Beauty and the Beast ($1,263,521,126)
Every change made to Beauty and the Beast was a bad idea. It seemed as though Disney was trying to respond to criticisms of the studio’s brand as a whole at the expense of Beauty and the Beast’s plot making sense. Belle faced cartoonish sexism for teaching a girl how to read in an attempt to make her a ham-fisted feminist idol; a backstory involving Belle’s mother was shoehorned in to answer criticisms of absent mother figures in Disney princess stories.
And all the magical objects are weirdly retconned into being townspeople who became trapped as household items, as opposed to just enchanted versions of household items. Still, it topped $1 billion worldwide.
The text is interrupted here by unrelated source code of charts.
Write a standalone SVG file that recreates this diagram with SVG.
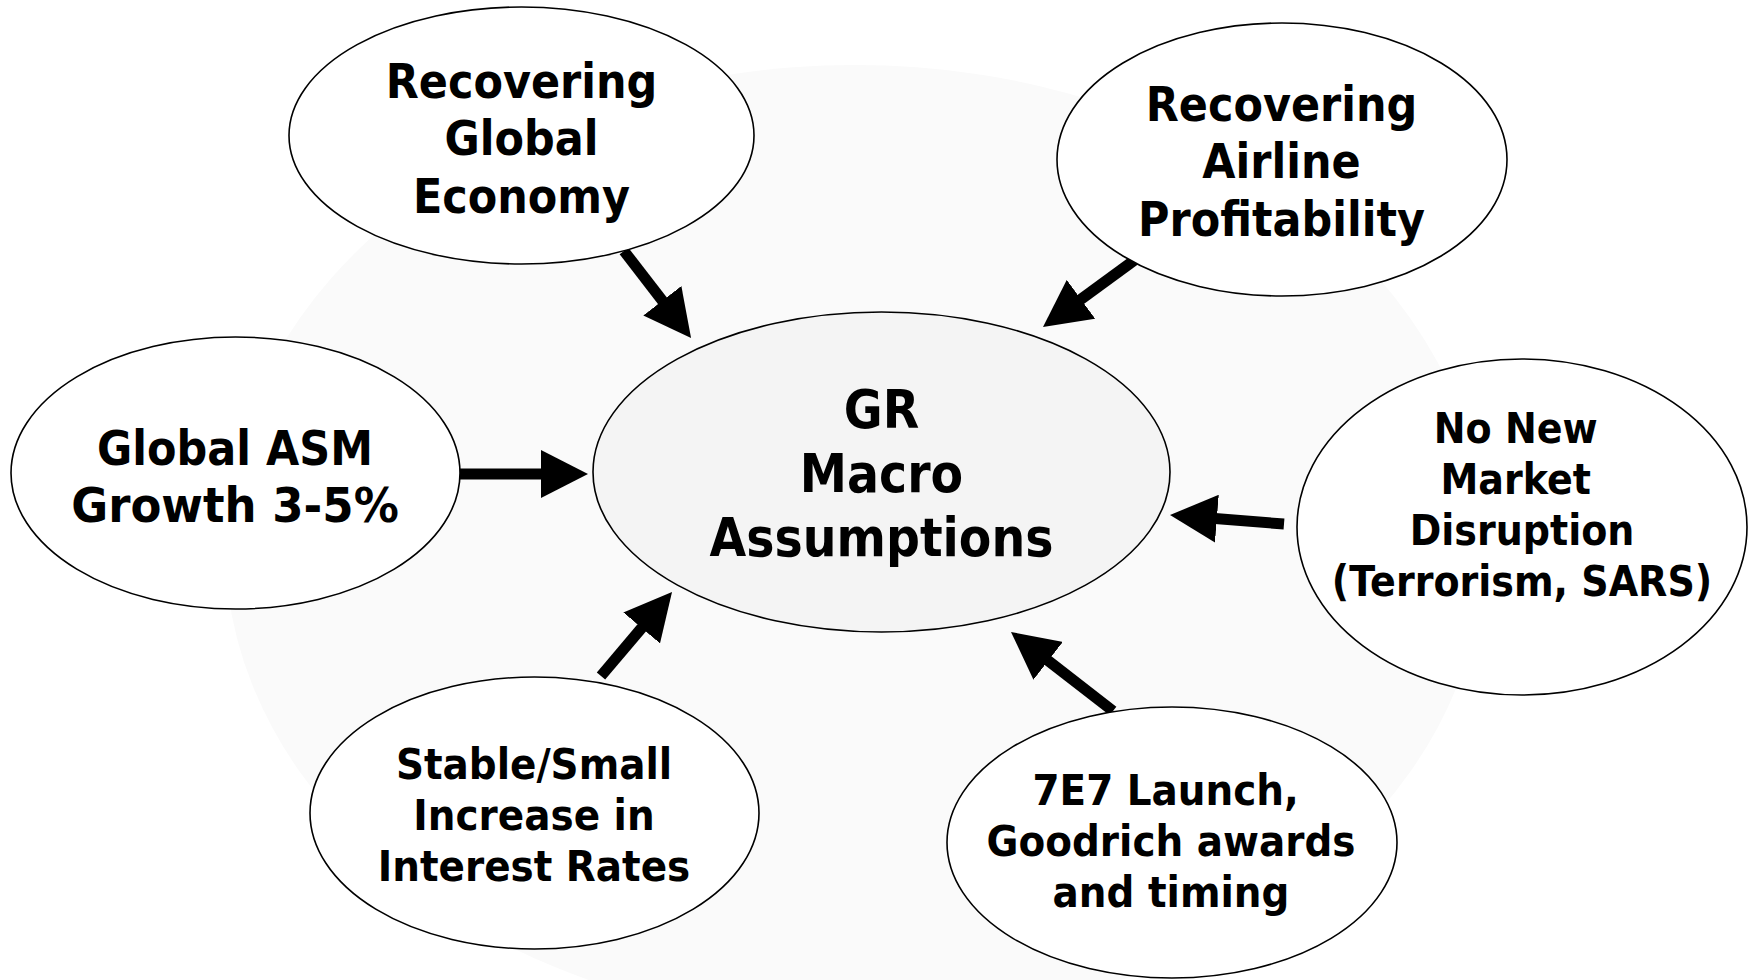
<svg xmlns="http://www.w3.org/2000/svg" width="1750" height="980" viewBox="0 0 1750 980">
  <defs>
    <marker id="head" markerUnits="userSpaceOnUse" markerWidth="48" markerHeight="48" viewBox="0 0 48 48" refX="5" refY="24" orient="auto">
      <path d="M0,0 L47,24 L0,48 Z" fill="#000"/>
    </marker>
    <style>
      .bg { fill: #fafafa; stroke: none; }
      .node { fill: #ffffff; stroke: #000; stroke-width: 1.6; }
      .hub { fill: #f4f4f4; stroke: #000; stroke-width: 1.6; }
      .lbl { font-family: "DejaVu Sans", Verdana, "Liberation Sans", sans-serif; font-weight: bold; fill: #000; text-anchor: middle; }
      .edge { stroke: #000; stroke-width: 11; fill: none; marker-end: url(#head); }
    </style>
  </defs>
  <rect width="1750" height="980" fill="#ffffff"/>
  <ellipse class="bg" cx="855" cy="545" rx="630" ry="480"/>

  <g id="connectors">
    <line class="edge" x1="624" y1="251" x2="665.4" y2="304.7"/>
    <line class="edge" x1="1136" y1="259" x2="1076.9" y2="302.2"/>
    <line class="edge" x1="460" y1="474" x2="546" y2="474"/>
    <line class="edge" x1="601" y1="676" x2="644.9" y2="624.1"/>
    <line class="edge" x1="1284" y1="524" x2="1211.9" y2="518.3"/>
    <line class="edge" x1="1113" y1="711" x2="1044.2" y2="657.7"/>
  </g>

  <g id="hub">
    <ellipse class="hub" cx="881.5" cy="472" rx="288.5" ry="160"/>
    <g class="lbl" font-size="53" transform="translate(881.5 0) scale(0.895 1)">
      <text x="0" y="428">GR</text>
      <text x="0" y="492">Macro</text>
      <text x="0" y="556">Assumptions</text>
    </g>
  </g>

  <g id="global-economy">
    <ellipse class="node" cx="521.5" cy="135.5" rx="232.5" ry="128.5"/>
    <g class="lbl" font-size="48" transform="translate(521.5 0) scale(0.895 1)">
      <text x="0" y="98">Recovering</text>
      <text x="0" y="155.5">Global</text>
      <text x="0" y="213">Economy</text>
    </g>
  </g>

  <g id="airline-profitability">
    <ellipse class="node" cx="1282" cy="159.5" rx="225" ry="136.5"/>
    <g class="lbl" font-size="48" transform="translate(1281.5 0) scale(0.895 1)">
      <text x="0" y="121">Recovering</text>
      <text x="0" y="178.5">Airline</text>
      <text x="0" y="236">Profitability</text>
    </g>
  </g>

  <g id="asm-growth">
    <ellipse class="node" cx="235.5" cy="473" rx="224.5" ry="136"/>
    <g class="lbl" font-size="48" transform="translate(235 0) scale(0.895 1)">
      <text x="0" y="465">Global ASM</text>
      <text x="0" y="522" textLength="366" lengthAdjust="spacingAndGlyphs">Growth 3-5%</text>
    </g>
  </g>

  <g id="market-disruption">
    <ellipse class="node" cx="1522" cy="527" rx="225" ry="168"/>
    <g class="lbl" font-size="42.5" transform="translate(1522 0) scale(0.895 1)">
      <text x="-7" y="443">No New</text>
      <text x="-7" y="494">Market</text>
      <text x="0" y="545">Disruption</text>
      <text x="0" y="596">(Terrorism, SARS)</text>
    </g>
  </g>

  <g id="interest-rates">
    <ellipse class="node" cx="534.5" cy="813" rx="224.5" ry="136"/>
    <g class="lbl" font-size="43.5" transform="translate(534 0) scale(0.895 1)">
      <text x="0" y="779">Stable/Small</text>
      <text x="0" y="830">Increase in</text>
      <text x="0" y="881">Interest Rates</text>
    </g>
  </g>

  <g id="7e7-launch">
    <ellipse class="node" cx="1172" cy="842.5" rx="225" ry="135.5"/>
    <g class="lbl" font-size="43.5" transform="translate(1171 0) scale(0.895 1)">
      <text x="-6" y="805">7E7 Launch,</text>
      <text x="0" y="856">Goodrich awards</text>
      <text x="0" y="907">and timing</text>
    </g>
  </g>
</svg>
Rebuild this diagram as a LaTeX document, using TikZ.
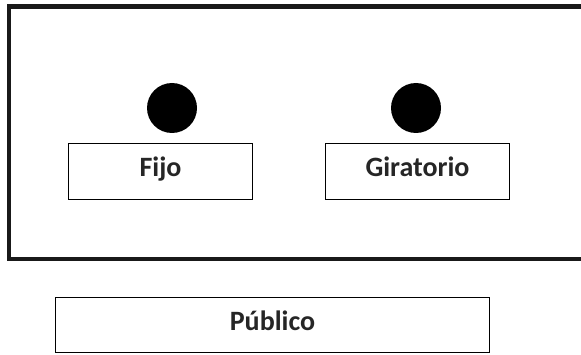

The Lion King ($1,631,651,336)
After improving on The Jungle Book, Jon Favreau phoned in a remake of a much better Disney movie, The Lion King. But it didn’t matter that The Lion King was basically a shot-for-shot remake of the original; it didn’t matter that the photorealistic characters didn’t have as much liveliness or personality as their animated predecessors, and it didn’t matter that the new soundtrack lacked the soul of Elton John’s 1994 soundtrack.
2019’s The Lion Kingplayed on audience’s nostalgia and offered them a breathtaking spectacle, so it became one of the highest-grossing movies of all time without even really trying.